• Directions
Please retype the data in full and exactly; the pictures are not part of the copy.

+++

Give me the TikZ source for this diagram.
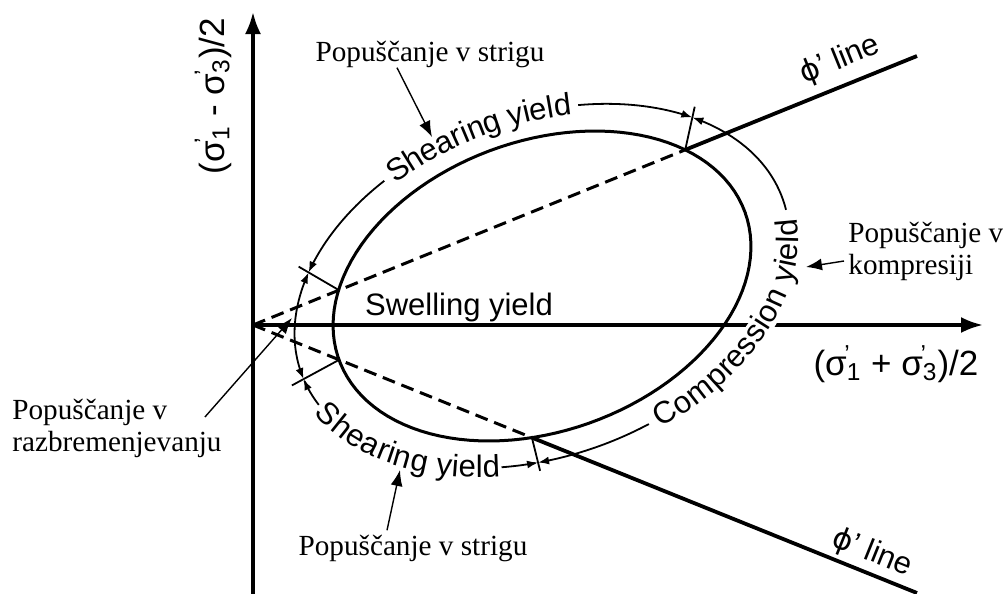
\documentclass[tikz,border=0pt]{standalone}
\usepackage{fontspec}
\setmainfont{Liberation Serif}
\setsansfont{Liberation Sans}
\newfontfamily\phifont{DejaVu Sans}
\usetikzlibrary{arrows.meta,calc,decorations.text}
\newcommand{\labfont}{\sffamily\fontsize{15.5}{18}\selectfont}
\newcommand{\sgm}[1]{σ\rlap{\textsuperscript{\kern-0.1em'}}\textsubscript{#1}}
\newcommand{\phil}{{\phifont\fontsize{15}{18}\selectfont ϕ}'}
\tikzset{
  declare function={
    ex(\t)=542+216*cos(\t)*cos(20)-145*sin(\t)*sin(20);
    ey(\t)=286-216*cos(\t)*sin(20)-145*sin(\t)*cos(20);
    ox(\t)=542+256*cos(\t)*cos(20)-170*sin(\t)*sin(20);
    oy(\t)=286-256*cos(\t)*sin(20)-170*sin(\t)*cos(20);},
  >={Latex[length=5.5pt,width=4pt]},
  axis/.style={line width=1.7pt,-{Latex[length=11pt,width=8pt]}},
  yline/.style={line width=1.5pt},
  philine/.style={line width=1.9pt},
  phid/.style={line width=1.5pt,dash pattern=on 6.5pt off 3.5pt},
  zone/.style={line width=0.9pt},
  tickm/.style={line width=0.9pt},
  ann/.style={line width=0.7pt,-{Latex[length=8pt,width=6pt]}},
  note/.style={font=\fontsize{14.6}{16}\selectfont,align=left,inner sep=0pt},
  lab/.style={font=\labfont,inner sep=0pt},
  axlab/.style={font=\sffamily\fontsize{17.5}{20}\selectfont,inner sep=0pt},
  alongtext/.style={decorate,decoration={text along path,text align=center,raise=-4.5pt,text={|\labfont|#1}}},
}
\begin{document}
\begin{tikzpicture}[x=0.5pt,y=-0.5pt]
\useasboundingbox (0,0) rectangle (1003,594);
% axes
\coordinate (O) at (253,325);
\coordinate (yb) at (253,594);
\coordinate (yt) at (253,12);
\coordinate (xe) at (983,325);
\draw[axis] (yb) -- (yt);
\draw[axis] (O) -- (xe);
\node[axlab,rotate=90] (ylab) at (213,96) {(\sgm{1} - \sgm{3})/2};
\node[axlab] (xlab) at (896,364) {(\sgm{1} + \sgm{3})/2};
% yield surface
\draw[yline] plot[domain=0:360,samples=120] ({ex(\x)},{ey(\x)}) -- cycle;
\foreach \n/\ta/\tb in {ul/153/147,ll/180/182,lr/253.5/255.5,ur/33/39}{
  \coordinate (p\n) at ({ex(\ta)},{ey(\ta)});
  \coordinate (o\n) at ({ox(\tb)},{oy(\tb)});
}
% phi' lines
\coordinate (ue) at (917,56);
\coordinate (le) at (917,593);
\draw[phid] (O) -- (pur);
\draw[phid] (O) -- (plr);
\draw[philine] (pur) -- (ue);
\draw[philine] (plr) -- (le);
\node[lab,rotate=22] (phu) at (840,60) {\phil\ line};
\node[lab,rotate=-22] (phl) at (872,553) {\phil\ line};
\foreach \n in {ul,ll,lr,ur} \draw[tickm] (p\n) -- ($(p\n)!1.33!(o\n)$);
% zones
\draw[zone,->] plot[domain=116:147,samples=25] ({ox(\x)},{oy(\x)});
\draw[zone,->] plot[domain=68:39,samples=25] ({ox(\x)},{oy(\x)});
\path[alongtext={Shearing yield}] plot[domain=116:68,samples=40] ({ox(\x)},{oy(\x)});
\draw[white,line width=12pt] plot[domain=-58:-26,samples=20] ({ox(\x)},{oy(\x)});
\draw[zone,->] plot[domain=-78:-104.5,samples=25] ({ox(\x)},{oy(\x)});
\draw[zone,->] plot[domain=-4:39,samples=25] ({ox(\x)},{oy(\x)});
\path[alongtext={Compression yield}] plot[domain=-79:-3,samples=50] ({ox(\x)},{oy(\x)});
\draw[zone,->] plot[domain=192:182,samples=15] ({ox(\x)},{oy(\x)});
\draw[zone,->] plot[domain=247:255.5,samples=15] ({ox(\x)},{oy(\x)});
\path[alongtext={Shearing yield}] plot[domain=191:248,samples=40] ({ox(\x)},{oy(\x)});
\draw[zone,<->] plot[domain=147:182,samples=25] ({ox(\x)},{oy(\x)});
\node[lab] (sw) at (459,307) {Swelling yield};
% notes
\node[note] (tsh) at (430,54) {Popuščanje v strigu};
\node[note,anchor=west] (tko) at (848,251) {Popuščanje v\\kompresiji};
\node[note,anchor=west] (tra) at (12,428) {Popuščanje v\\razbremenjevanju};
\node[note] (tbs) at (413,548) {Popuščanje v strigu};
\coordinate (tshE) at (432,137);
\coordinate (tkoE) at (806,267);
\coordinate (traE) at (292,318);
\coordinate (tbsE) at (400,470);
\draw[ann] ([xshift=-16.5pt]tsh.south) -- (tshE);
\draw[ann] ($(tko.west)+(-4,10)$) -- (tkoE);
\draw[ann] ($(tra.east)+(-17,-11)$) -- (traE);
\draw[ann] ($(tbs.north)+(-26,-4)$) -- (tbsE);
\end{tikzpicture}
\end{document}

+++

• Solution for this task
Give me the TikZ source for this diagram.
\documentclass[tikz,border=0pt]{standalone}
\usepackage{fontspec}
\setmainfont{Liberation Serif}
\setsansfont{Liberation Sans}
\newfontfamily\phifont{DejaVu Sans}
\usetikzlibrary{arrows.meta,calc,decorations.text}
\newcommand{\labfont}{\sffamily\fontsize{15.5}{18}\selectfont}
\newcommand{\sgm}[1]{σ\rlap{\textsuperscript{\kern-0.1em'}}\textsubscript{#1}}
\newcommand{\phil}{{\phifont\fontsize{15}{18}\selectfont ϕ}'}
\tikzset{
  declare function={
    ex(\t)=542+216*cos(\t)*cos(20)-145*sin(\t)*sin(20);
    ey(\t)=286-216*cos(\t)*sin(20)-145*sin(\t)*cos(20);
    ox(\t)=542+256*cos(\t)*cos(20)-170*sin(\t)*sin(20);
    oy(\t)=286-256*cos(\t)*sin(20)-170*sin(\t)*cos(20);},
  >={Latex[length=5.5pt,width=4pt]},
  axis/.style={line width=1.7pt,-{Latex[length=11pt,width=8pt]}},
  yline/.style={line width=1.5pt},
  philine/.style={line width=1.9pt},
  phid/.style={line width=1.5pt,dash pattern=on 6.5pt off 3.5pt},
  zone/.style={line width=0.9pt},
  tickm/.style={line width=0.9pt},
  ann/.style={line width=0.7pt,-{Latex[length=8pt,width=6pt]}},
  note/.style={font=\fontsize{14.6}{16}\selectfont,align=left,inner sep=0pt},
  lab/.style={font=\labfont,inner sep=0pt},
  axlab/.style={font=\sffamily\fontsize{17.5}{20}\selectfont,inner sep=0pt},
  alongtext/.style={decorate,decoration={text along path,text align=center,raise=-4.5pt,text={|\labfont|#1}}},
}
\begin{document}
\begin{tikzpicture}[x=0.5pt,y=-0.5pt]
\useasboundingbox (0,0) rectangle (1003,594);
% axes
\coordinate (O) at (253,325);
\coordinate (yb) at (253,594);
\coordinate (yt) at (253,12);
\coordinate (xe) at (983,325);
\draw[axis] (yb) -- (yt);
\draw[axis] (O) -- (xe);
\node[axlab,rotate=90] (ylab) at (213,96) {(\sgm{1} - \sgm{3})/2};
\node[axlab] (xlab) at (896,364) {(\sgm{1} + \sgm{3})/2};
% yield surface
\draw[yline] plot[domain=0:360,samples=120] ({ex(\x)},{ey(\x)}) -- cycle;
\foreach \n/\ta/\tb in {ul/153/147,ll/180/182,lr/253.5/255.5,ur/33/39}{
  \coordinate (p\n) at ({ex(\ta)},{ey(\ta)});
  \coordinate (o\n) at ({ox(\tb)},{oy(\tb)});
}
% phi' lines
\coordinate (ue) at (917,56);
\coordinate (le) at (917,593);
\draw[phid] (O) -- (pur);
\draw[phid] (O) -- (plr);
\draw[philine] (pur) -- (ue);
\draw[philine] (plr) -- (le);
\node[lab,rotate=22] (phu) at (840,60) {\phil\ line};
\node[lab,rotate=-22] (phl) at (872,553) {\phil\ line};
\foreach \n in {ul,ll,lr,ur} \draw[tickm] (p\n) -- ($(p\n)!1.33!(o\n)$);
% zones
\draw[zone,->] plot[domain=116:147,samples=25] ({ox(\x)},{oy(\x)});
\draw[zone,->] plot[domain=68:39,samples=25] ({ox(\x)},{oy(\x)});
\path[alongtext={Shearing yield}] plot[domain=116:68,samples=40] ({ox(\x)},{oy(\x)});
\draw[white,line width=12pt] plot[domain=-58:-26,samples=20] ({ox(\x)},{oy(\x)});
\draw[zone,->] plot[domain=-78:-104.5,samples=25] ({ox(\x)},{oy(\x)});
\draw[zone,->] plot[domain=-4:39,samples=25] ({ox(\x)},{oy(\x)});
\path[alongtext={Compression yield}] plot[domain=-79:-3,samples=50] ({ox(\x)},{oy(\x)});
\draw[zone,->] plot[domain=192:182,samples=15] ({ox(\x)},{oy(\x)});
\draw[zone,->] plot[domain=247:255.5,samples=15] ({ox(\x)},{oy(\x)});
\path[alongtext={Shearing yield}] plot[domain=191:248,samples=40] ({ox(\x)},{oy(\x)});
\draw[zone,<->] plot[domain=147:182,samples=25] ({ox(\x)},{oy(\x)});
\node[lab] (sw) at (459,307) {Swelling yield};
% notes
\node[note] (tsh) at (430,54) {Popuščanje v strigu};
\node[note,anchor=west] (tko) at (848,251) {Popuščanje v\\kompresiji};
\node[note,anchor=west] (tra) at (12,428) {Popuščanje v\\razbremenjevanju};
\node[note] (tbs) at (413,548) {Popuščanje v strigu};
\coordinate (tshE) at (432,137);
\coordinate (tkoE) at (806,267);
\coordinate (traE) at (292,318);
\coordinate (tbsE) at (400,470);
\draw[ann] ([xshift=-16.5pt]tsh.south) -- (tshE);
\draw[ann] ($(tko.west)+(-4,10)$) -- (tkoE);
\draw[ann] ($(tra.east)+(-17,-11)$) -- (traE);
\draw[ann] ($(tbs.north)+(-26,-4)$) -- (tbsE);
\end{tikzpicture}
\end{document}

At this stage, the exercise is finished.